A United Nations advocate for landlocked developing countries told a conference today that the lack of efficient transport systems in many of these nations, especially in Africa, is draining their earnings and retarding their development.
The UN High Representative for the Least Developed Countries, Landlocked Developing Countries and Small Island Developing States, Anwarul K. Chowdhury, told a gathering of African ministers of transport and infrastructure in Addis Ababa, Ethiopia, that improving transport services must be a priority for the continent's poorer States.

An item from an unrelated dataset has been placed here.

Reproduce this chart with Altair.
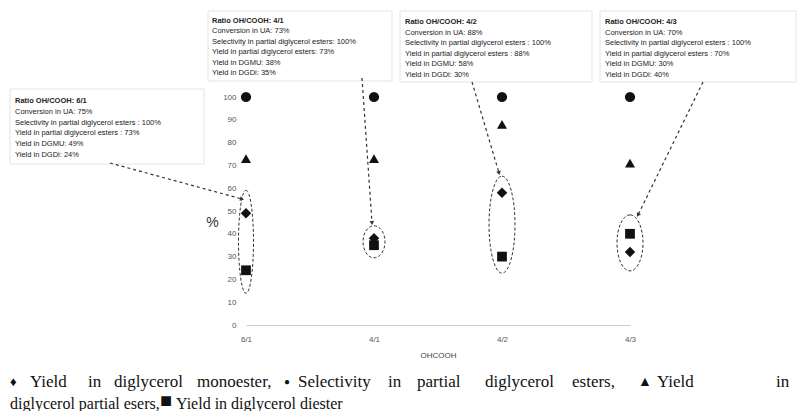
import math
import altair as alt
import pandas as pd

# ---------------- data ----------------
ratios = ["6/1", "4/1", "4/2", "4/3"]
selectivity = [100, 100, 100, 100]          # circle
yield_partial = [73, 73, 88, 71]            # triangle
yield_dgmu = [49, 38, 58, 32]               # diamond
yield_dgdi = [24, 35, 30, 40]               # square
y_ticks = [0, 10, 20, 30, 40, 50, 60, 70, 80, 90, 100]

series_names = [
    "Yield in diglycerol monoester",
    "Selectivity in partial diglycerol esters",
    "Yield in diglycerol partial esters",
    "Yield in diglycerol diester",
]
series_shapes = ["diamond", "circle", "triangle-up", "square"]

box_texts = [
    ["Ratio OH/COOH: 6/1", "Conversion in UA: 75%",
     "Selectivity in partial diglycerol esters : 100%",
     "Yield in partial diglycerol esters : 73%",
     "Yield in DGMU: 49%", "Yield in DGDi: 24%"],
    ["Ratio OH/COOH: 4/1", "Conversion in UA: 73%",
     "Selectivity in partial diglycerol esters: 100%",
     "Yield in partial diglycerol esters: 73%",
     "Yield in DGMU: 38%", "Yield in DGDi: 35%"],
    ["Ratio OH/COOH: 4/2", "Conversion in UA: 88%",
     "Selectivity in partial diglycerol esters : 100%",
     "Yield in partial diglycerol esters : 88%",
     "Yield in DGMU: 58%", "Yield in DGDi: 30%"],
    ["Ratio OH/COOH: 4/3", "Conversion in UA: 70%",
     "Selectivity in partial diglycerol esters : 100%",
     "Yield in partial diglycerol esters : 70%",
     "Yield in DGMU: 30%", "Yield in DGDi: 40%"],
]

caption_line1 = ["\u2666", "Yield", "in", "diglycerol", "monoester,", "\u25CF",
                 "Selectivity", "in", "partial", "diglycerol", "esters,",
                 "\u25B2", "Yield", "in"]
caption_line2 = ["diglycerol partial esers,", "\u25A0", "Yield in diglycerol diester"]

# ---------------- layout (pixels, relative to plot origin) ----------------
W, H = 384, 228
OX = 246
box_rects = [(-236, -8, -42, 67), (-38, -86, 146, -16), (154, -86, 346, -15), (354, -86, 550, -15)]
box_text_origin = [(-231, 4, 10.8), (-34, -76, 10.4), (159, -75, 10.5), (359, -75, 10.5)]
connectors = [(-136, 66, -4, 102), (116, -19, 126, 126), (226, -15, 253, 76), (457, -15, 392, 118)]
ellipse_w = [15, 22, 26, 26]
ellipse_h = [103, 32, 97, 56]
caption_x1 = [10, 30, 88, 114, 197, 284, 298, 388, 417, 485, 572, 638, 657, 776]
caption_size1 = [13, 17, 17, 17, 17, 10, 17, 17, 17, 17, 17, 14, 17, 17]
caption_x2 = [10, 160, 176]
caption_size2 = [16, 20, 16]
caption_dy2 = [0, -3, 0]

# ---------------- frames ----------------
pts = pd.DataFrame({
    "ratio": ratios * 4,
    "series": sum([[s] * 4 for s in series_names], []),
    "value": yield_dgmu + selectivity + yield_partial + yield_dgdi,
})

K = 0.5523
def ellipse_path(a):
    return (f"M0,-1 C{K*a:.4f},-1 {a:.4f},{-K:.4f} {a:.4f},0 "
            f"C{a:.4f},{K:.4f} {K*a:.4f},1 0,1 "
            f"C{-K*a:.4f},1 {-a:.4f},{K:.4f} {-a:.4f},0 "
            f"C{-a:.4f},{-K:.4f} {-K*a:.4f},-1 0,-1 Z")

ell = pd.DataFrame({
    "ratio": ratios,
    "value": [(a + b) / 2 for a, b in zip(yield_dgmu, yield_dgdi)],
    "sz": [h * h for h in ellipse_h],
})
ell_paths = [ellipse_path(w / h) for w, h in zip(ellipse_w, ellipse_h)]

rects = pd.DataFrame(box_rects, columns=["px", "py", "px2", "py2"])
conn = pd.DataFrame(connectors, columns=["px", "py", "px2", "py2"])
heads = pd.DataFrame({
    "px": [c[2] for c in connectors],
    "py": [c[3] for c in connectors],
    "ang": [math.degrees(math.atan2(c[2] - c[0], -(c[3] - c[1]))) % 360 for c in connectors],
})

rows = []
for b, lines in enumerate(box_texts):
    x0, y0, dy = box_text_origin[b]
    for i, t in enumerate(lines):
        rows.append({"px": x0, "py": y0 + i * dy, "text": t, "bold": i == 0})
btxt = pd.DataFrame(rows)

cap1 = pd.DataFrame({"px": [v - OX for v in caption_x1], "py": 285,
                     "text": caption_line1, "fs": caption_size1})
cap2 = pd.DataFrame({"px": [v - OX for v in caption_x2], "py": [307 + d for d in caption_dy2],
                     "text": caption_line2, "fs": caption_size2})

# ---------------- chart ----------------
x_axis = alt.Axis(title="OHCOOH", labelAngle=0, labelFontSize=8, labelColor="#555",
                  labelFont="Liberation Sans", tickSize=0, labelPadding=10,
                  domainColor="#cccccc", titleFontSize=8, titleFontWeight="normal",
                  titleColor="#444", titleFont="Liberation Sans", titlePadding=8)
y_axis = alt.Axis(values=y_ticks, grid=False, labelFontSize=8, labelColor="#555",
                  labelFont="Liberation Sans", tickSize=0, labelPadding=10,
                  domain=False, title="%", titleAngle=0, titleFontSize=14,
                  titleFontWeight="normal", titleColor="#333",
                  titleFont="Liberation Sans", titleX=-34, titleY=125,
                  titleAlign="center", titleBaseline="middle")
x_scale = alt.Scale(type="point", domain=ratios, padding=0)
y_scale = alt.Scale(domain=[0, 100])

def xenc():
    return alt.X("ratio:N", sort=ratios, scale=x_scale, axis=x_axis)

def yenc():
    return alt.Y("value:Q", scale=y_scale, axis=y_axis)

ellipses = alt.Chart(ell).mark_point(filled=False, opacity=1, stroke="#333",
                                      strokeWidth=1, strokeDash=[3, 2]).encode(
    x=xenc(), y=yenc(),
    shape=alt.Shape("ratio:N", scale=alt.Scale(domain=ratios, range=ell_paths), legend=None),
    size=alt.Size("sz:Q", scale=None, legend=None),
)

points = alt.Chart(pts).mark_point(filled=True, opacity=1, color="#111").encode(
    x=xenc(), y=yenc(),
    shape=alt.Shape("series:N", scale=alt.Scale(domain=series_names, range=series_shapes), legend=None),
    size=alt.Size("series:N", scale=alt.Scale(domain=series_names, range=[110, 95, 85, 75]), legend=None),
)

def pix(chart):
    return chart.encode(x=alt.X("px:Q", scale=None), y=alt.Y("py:Q", scale=None))

boxes = pix(alt.Chart(rects).mark_rect(fill="white", stroke="#e4e4e4", strokeWidth=1)).encode(
    x2="px2:Q", y2="py2:Q")

lines = pix(alt.Chart(conn).mark_rule(stroke="#333", strokeWidth=1.2, strokeDash=[3, 3])).encode(
    x2="px2:Q", y2="py2:Q")

arrow_heads = pix(alt.Chart(heads).mark_point(shape="triangle-up", filled=True, opacity=1,
                                              color="#333", size=22)).encode(
    angle=alt.Angle("ang:Q", scale=None))

bold_txt = pix(alt.Chart(btxt[btxt.bold]).mark_text(align="left", baseline="middle", fontSize=7.5,
                                                     font="Liberation Sans", fontWeight="bold",
                                                     color="#222")).encode(text="text:N")
norm_txt = pix(alt.Chart(btxt[~btxt.bold]).mark_text(align="left", baseline="middle", fontSize=7.5,
                                                      font="Liberation Sans", color="#222")).encode(text="text:N")

c1 = pix(alt.Chart(cap1).mark_text(align="left", baseline="middle",
                                   font="Liberation Serif", color="#111")).encode(
    text="text:N", size=alt.Size("fs:Q", scale=None, legend=None))
c2 = pix(alt.Chart(cap2).mark_text(align="left", baseline="middle",
                                   font="Liberation Serif", color="#111")).encode(
    text="text:N", size=alt.Size("fs:Q", scale=None, legend=None))

chart = alt.layer(boxes, lines, arrow_heads, ellipses, points, bold_txt, norm_txt, c1, c2).resolve_scale(
    shape="independent", size="independent"
).properties(
    width=W, height=H,
    background="white",
    autosize=alt.AutoSizeParams(type="none"),
    padding={"left": 238, "top": 89, "right": 168, "bottom": 86},
).configure_view(stroke=None)

chart.save("out.html", embed_options={"renderer": "svg", "actions": False})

Mr. Chowdhury said 10 of Africa's 15 landlocked countries – Burkina Faso, Burundi, the Central African Republic, Chad, Ethiopia, Malawi, Mali, Niger, Rwanda and Uganda – spend as much as 40 per cent of their annual export earnings on transport and insurance services as they try to overcome their lack of direct access to the sea.
"This is a huge burden and priority should be given to easing this burden," he said, noting that Africa has almost half of the world's 31 States classed as Landlocked Developing Countries.
Mr. Chowdhury urged African countries to make use of the technical cooperation offered by the World Trade Organization (WTO) to help them drive down the cost of transporting freight.
Last week the Under-Secretary-General told the High-Level Meeting in Kazakhstan on the role of multilateral organizations in implementing the Almaty Programme of Action (APoA), which seeks to help landlocked nations, that there should be broad international agreement on what are acceptable indicators to measure progress in improving transport services.